The good news is that there are very practical solutions:
1. Once the target asset split is agreed, the next challenge is how this strategy is populated through each of the different ‘structures’ available, which may include, but not be limited to, personal bank accounts & investment portfolios, pre-Retirement pensions, post-Retirement ARFs, Trust accounts for children, Corporate structures etc. It is quite ineffective and inefficient for an individual or family to have the same risk mandate for each available structure. It may make more sense to increase risk in certain tax efficient vehicles (like Pensions & ARFs), and counter-balance that higher risk exposure with disproportionally less risk with say your personal savings, when having access to funds for liquidity purposes is important. Having clear mandates in place for each structure always gives more peace of mind
2. For fear of sounding like a broken record beating the diversification drum over & over again like most market commentators do, but there really is no substitute for simple, structured portfolio diversification where all the proverbial eggs (Euros) are as spread as possible into as many different baskets (asset classes, geographies, managers and sectors) as possible. One other clever diversification strategy is timing: both going into the market and coming out of the market. This can reduce being exposed to sudden downturns (when investing) or rallies (when disinvesting).

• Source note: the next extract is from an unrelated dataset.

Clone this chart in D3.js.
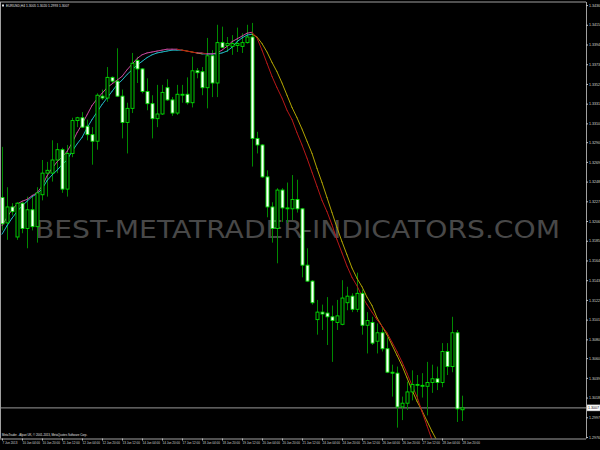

3. Think Big Picture: Consider all of your capital assets holistically and always look into the long-term. Yes in the short-term this investment landscape is extremely challenging for the above reasons, but interest rates will revert back to normal in future years and we will get back to predictability again in Portfolio Construction. For those who have funds invested in a Pension with at least a 10-year time horizon, the market sell-offs and general volatility shouldn’t really be a big concern, as prices will almost always recover in the long-run. Having a big picture view of your wealth can enable you to avoid knee-jerk reactions and panicking in the event of short-term market events.
Jonathan Sheahan is Managing Director of Compass Private Wealth with offices in Dublin and Cork.
Disclaimer: The above is generic in nature and does not constitute financial advice.